Friday, August 14, 2009

Beef Tips & Gravy

3 lbs Beef chuck steaks
1 medium onion, diced
2 garlic cloves, diced
4 beef bouillon cubes
1 cup DelMonte Garlic & Onions Spaghetti sauce
1/4 cup Italian dressing
2 Tbsp Olive oil/Veg. Oil
Flour
1/4 tsp each of parsley, sage, rosemary & thyme

1. Cut beef steaks into small pieces. Coat with Italian dressing. Allow to sit in a bowl while you cut up the vegetables.

2. After you dice the vegetables, coat lightly with flour. Place the meat into a medium-sized soup pot and brown the meat.

3. After about 10 minutes, add 5 cups of water and the spaghetti sauce.

4. Cook for 3 hours on medium-low. Stir occasionally. If you need more water, add a little.

5. Remove the juices and place the juice into a small saucepan. Heat to a boil. While you're waiting for the broth to come to a boil, take 3 heaping tablespoons of flour and place it in a bowl. Add enough cold tap water so that it stirs into a medium-smooth consistency. Add a 1/4 tsp each of parsley, sage, rosemary & thyme to the flour and stir.

6. Using a whisk, stir the flour into the boiling broth adding enough so that it becomes the consistency of gravy. Then add the saucepan of gravy and pour it over the beef tips. Stir the entire pot together. You're done.
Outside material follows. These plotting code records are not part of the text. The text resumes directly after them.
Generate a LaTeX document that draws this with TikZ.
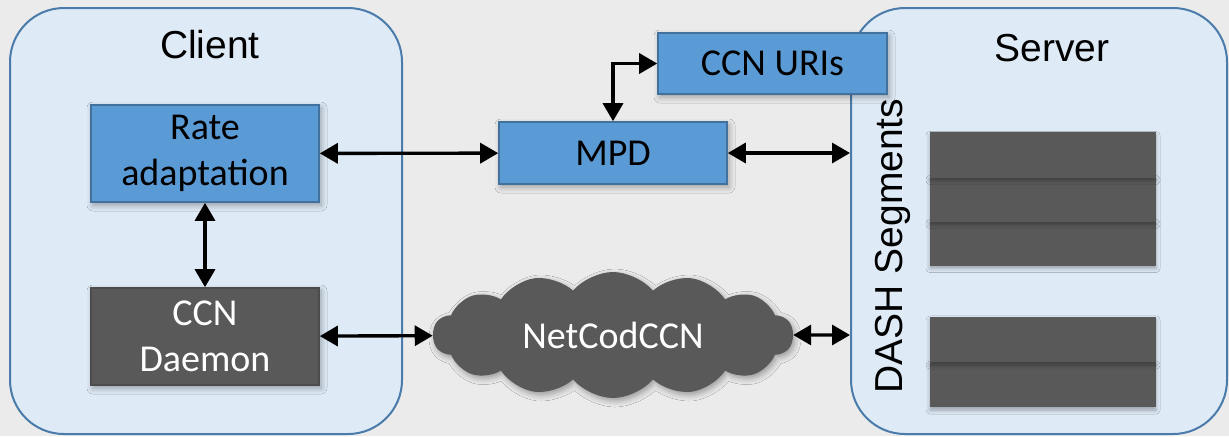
\documentclass[tikz,border=0pt]{standalone}
\usepackage{fontspec}
\setmainfont{Carlito}
\newfontfamily\headfont{Liberation Sans}
\usepackage{tikz}
\usetikzlibrary{shadows.blur}
\usetikzlibrary{shapes.symbols}
\usetikzlibrary{arrows.meta}
\definecolor{bggray}{HTML}{EBEBEB}
\definecolor{boxfill}{HTML}{DEEAF6}
\definecolor{boxline}{HTML}{4A7BAA}
\definecolor{blockblue}{HTML}{5B9BD5}
\definecolor{blockline}{HTML}{41719C}
\definecolor{segray}{HTML}{595959}
\tikzstyle{container}=[draw=boxline,line width=1pt,fill=boxfill,rounded corners=27pt,inner sep=0]
\tikzstyle{heading}=[font=\headfont\fontsize{19.5}{23}\selectfont]
\tikzstyle{block}=[draw=blockline,line width=0.8pt,fill=blockblue,align=center,inner sep=0,
  font=\fontsize{19}{23}\selectfont,
  blur shadow={shadow xshift=1pt,shadow yshift=-1.5pt,shadow blur radius=3pt,shadow opacity=35}]
\tikzstyle{darkblock}=[block,draw=segray!85!black,fill=segray,text=white]
\tikzstyle{segbar}=[fill=segray,minimum width=113pt,minimum height=22.6pt,inner sep=0,
  blur shadow={shadow xshift=0pt,shadow yshift=-1.5pt,shadow blur radius=2pt,shadow opacity=30}]
\tikzstyle{link}=[line width=1.7pt,black,{Triangle[length=9pt,width=10pt]}-{Triangle[length=9pt,width=10pt]}]

\begin{document}
\begin{tikzpicture}[x=0.5pt,y=-0.5pt]
	\fill[bggray] (0,0) rectangle (1229,436);
	\useasboundingbox (0,0) rectangle (1229,436);

	% client and server
	\node[container,minimum width=196pt,minimum height=213pt] (client) at (206,221) {};
	\node[container,minimum width=188pt,minimum height=213pt] (server) at (1039,221) {};
	\node[heading] (clientlabel) at (210,45) {Client};
	\node[heading] (serverlabel) at (1052,48) {Server};
	\node[heading,rotate=90] (dash) at (893,246) {DASH Segments};

	% blocks
	\node[block,minimum width=114pt,minimum height=48.5pt] (rate) at (205,153.5) {Rate\\adaptation};
	\node[darkblock,minimum width=114pt,minimum height=48.5pt] (daemon) at (205,336.5) {CCN\\Daemon};
	\node[block,minimum width=114pt,minimum height=31pt] (mpd) at (613,153) {MPD};
	\node[block,minimum width=114.5pt,minimum height=30.5pt] (uris) at (772.5,63.5) {CCN URIs};
	\node[cloud,cloud puffs=14,cloud puff arc=100,aspect=3,fill=segray,text=white,
	      minimum width=180pt,minimum height=63pt,inner sep=0,font=\fontsize{19}{23}\selectfont,
	      blur shadow={shadow xshift=1pt,shadow yshift=-1.5pt,shadow blur radius=3pt,shadow opacity=35}]
	      (cloud) at (613,335) {NetCodCCN};

	% segments
	\foreach \y [count=\i] in {243,199,155}
		\node[segbar] (segA\i) at (1043,\y) {};
	\foreach \y [count=\i] in {384.5,339.5}
		\node[segbar] (segB\i) at (1043,\y) {};

	% links
	\draw[link] (rate) -- (mpd);
	\draw[link] (mpd) -- (mpd -| server.west);
	\draw[link] (mpd) |- (uris);
	\draw[link] (rate) -- (daemon);
	\draw[link] (daemon) -- (cloud);
	\draw[link] (cloud) -- (cloud -| server.west);
\end{tikzpicture}
\end{document}
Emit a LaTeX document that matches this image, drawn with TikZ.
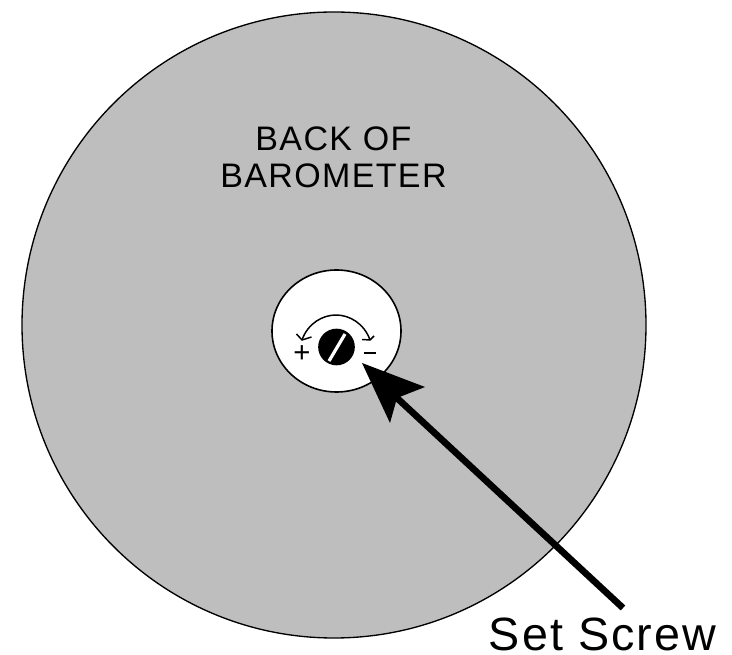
\documentclass[tikz,border=0pt]{standalone}
\usepackage{fontspec}
\setmainfont{Liberation Sans}
\definecolor{discgray}{HTML}{BEBEBE}
\tikzset{
  px/.style={x=0.75pt,y=-0.75pt},
  labeltext/.style={inner sep=0pt,align=center,font=\fontsize{25.5}{27.75}\selectfont\addfontfeature{LetterSpace=4}},
  bigtext/.style={inner sep=0pt,font=\fontsize{35}{38}\selectfont\addfontfeature{LetterSpace=4.5}},
  signtext/.style={inner sep=0pt,font=\fontsize{22}{24}\selectfont},
  thin line/.style={draw=black,line width=1pt},
  tick/.style={draw=black,line width=1.1pt,line join=round}
}
\begin{document}
\begin{tikzpicture}[px]
\useasboundingbox (0,0) rectangle (732,655);
\fill[white] (0,0) rectangle (732,655);
\filldraw[fill=discgray,thin line] (334,325) ellipse [x radius=312,y radius=313];
\filldraw[fill=white,line width=1.2pt] (336.5,331) ellipse [x radius=64.5,y radius=61];
\node[labeltext] (backlabel) at (333.5,157.5) {BACK OF\\BAROMETER};
\node[circle,fill=black,minimum size=27.5pt,inner sep=0pt] (screw) at (336.5,347) {};
\coordinate (slotA) at (329,361);
\coordinate (slotB) at (345,334);
\draw[white,line width=2.4pt] (slotA) -- (slotB);
\coordinate (arcL) at (302,340);
\coordinate (arcR) at (370,340);
\draw[tick] (arcL) .. controls (308,323) and (323,315) .. (336,315) .. controls (349,315) and (364,323) .. (370,340);
\draw[tick] (296.5,334) -- (arcL) -- (311.5,337);
\draw[tick] (362,339.5) -- (arcR) -- (374,336);
\node[signtext] (plus) at (302,354) {+};
\node[signtext] (minus) at (370,353) {\rule[0pt]{9.5pt}{0.9pt}};
\coordinate (tip) at (362,363);
\coordinate (headR) at (425,387);
\coordinate (notch) at (397,398);
\coordinate (headB) at (390,423);
\coordinate (tail) at (623,608);
\draw[black,line width=5pt] (notch) -- (tail);
\fill[black] (tip) -- (headR) -- (notch) -- (headB) -- cycle;
\node[bigtext,anchor=base] (setscrew) at (602.5,650) {Set Screw};
\end{tikzpicture}
\end{document}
Serve with mashed potatoes and corn.

Serves 7

Tips: I use the DelMonte Garlic & Onion Spaghetti sauce in a lot of my recipes - such as Chili and Eggplant Parmesan. It's cheaper than getting canned tomato sauce, and it makes everything taste better.

The beef chuck is often expensive. I get individual 1 pound steaks when the price gets marked down, and then put them in the freezer for later if there isn't enough of them in the mark down bin. Once I can get enough for one meal, I make it.